Click OK. Now you can use Google Speech to Text for dictation to add subtitles in your video.
E. Scriptix Speech to Text
Scriptix speech to text allows you to accurately convert speech into text using an API powered by Scriptix. To enable the option, select the respective option from the Active Provider dropdown.
To configure SubtitleNEXT to use Scriptix cloud service as the transcription service, enter the API key for Scriptix Live (Realtime Transcription. The API key can be generated by https://api.zoommedia.ai/. Follow the steps to create a new account and acquire the API key.
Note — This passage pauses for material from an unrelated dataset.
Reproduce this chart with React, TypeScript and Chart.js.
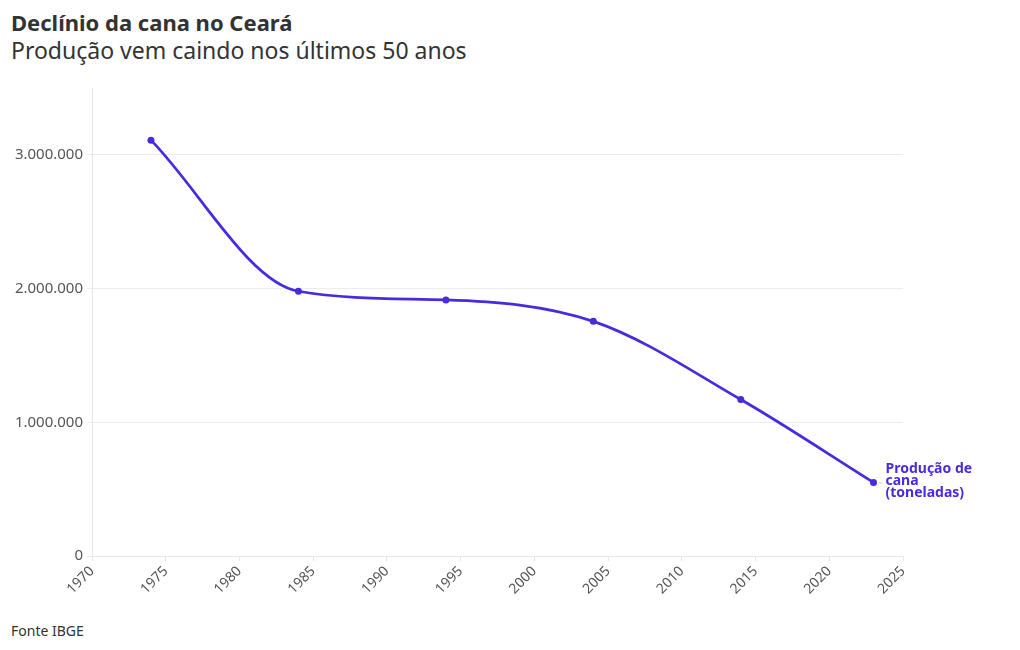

· Enter your billing profile (in the “Profile & Settings”) and select your preferred subscription (“Subscription & Bundles”)
· Go to “API Tokens”
· Select “Realtime” token type:
· Copy the realtime API token from the API Tokens page into the SubtitleNEXT window.
· Further, set the accuracy for the text as per the buffer rate. If there is less delay in the speech, select the lower delay. On the other hand, increase accuracy means maximum delay, which will allow the best results provided by the engine.
· Click OK. Now you can use Scriptix Speech to Text for dictation to add subtitles in your video.
F. SAPI Dictation
SAPI Dictation allows you to accurately convert speech into text using inbuilt options in the Windows. You can configure your speech recognition options using your respective settings in the windows that you are using. To enable the option, select the respective option from the Active Provider dropdown.
By default, Windows Speech Recognition is installed. If need be, you can install it manually through your control panel. Go to Control Panel > Voice Recognition. Also, there are third party engines that can be installed to serve the purpose. Once, the Speech Recognition software is in place, set the accuracy for the text as per the buffer rate. You are all set to proceed.